(RNN) – On Friday, the Trump administration ended a program for tens of thousands of Hondurans who have lived in the U.S. legally for two decades. They have 18 months to leave the country or qualify for a visa another way.
The Department of Homeland Security ended the "temporary protected status" for about 57,000 Hondurans. The status is granted to those who are affected by hurricanes, earthquakes and civil wars.
In 1999, Honduras was granted TPS after Hurricane Mitch destroyed much of the country.
Other countries that had the status revoked are El Salvador, Haiti, Nepal, Nicaragua, Liberia, and Sudan, which makes about 317,000 immigrants who must return home after living in the U.S. for decades.
The program is still active for those from Syria, South Sudan, Somalia, and Yemen.
Parents will have to decide if they should leave their children born in the U.S. behind or take them back to a country they don’t know. If the parents stay past the 18 months, they could face deportation if caught.

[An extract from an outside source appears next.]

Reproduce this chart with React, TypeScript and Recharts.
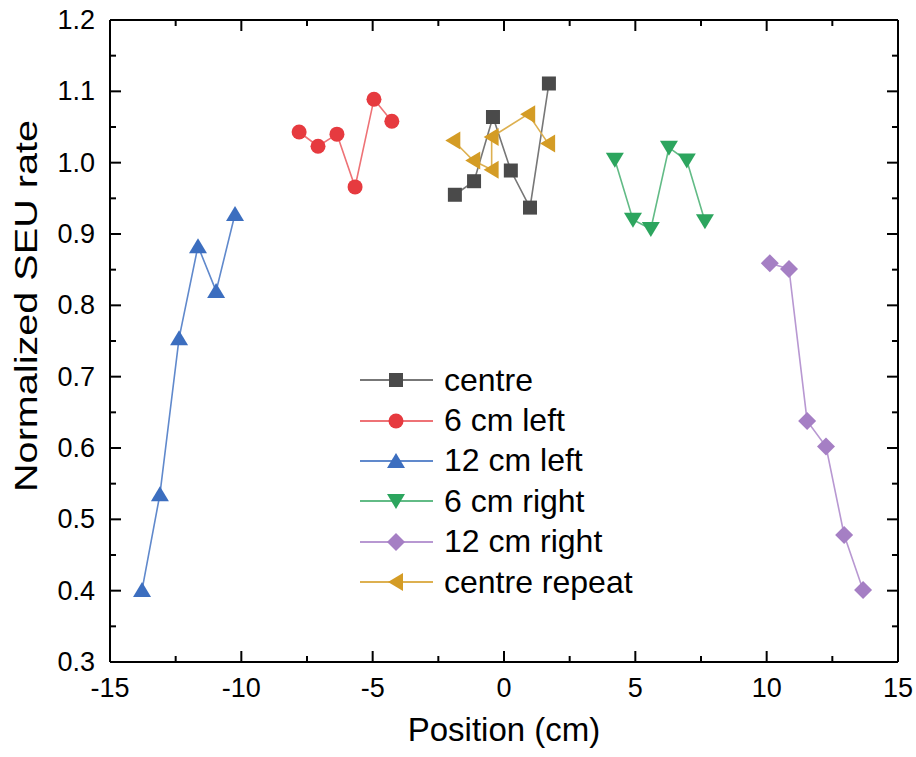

Extension of the temporary protected status program is required every few years. This weekend was the deadline for Honduras, according to CNN.
Honduras has the highest murder rate in the world, according to the United Nations. El Salvador has the second highest.
The New York Times reports that Hondurans currently in the TPS program have 53,500 American-born children, 85 percent participate in the labor force, compared with 63 percent of the overall U.S. population, and nearly 20 percent have mortgages.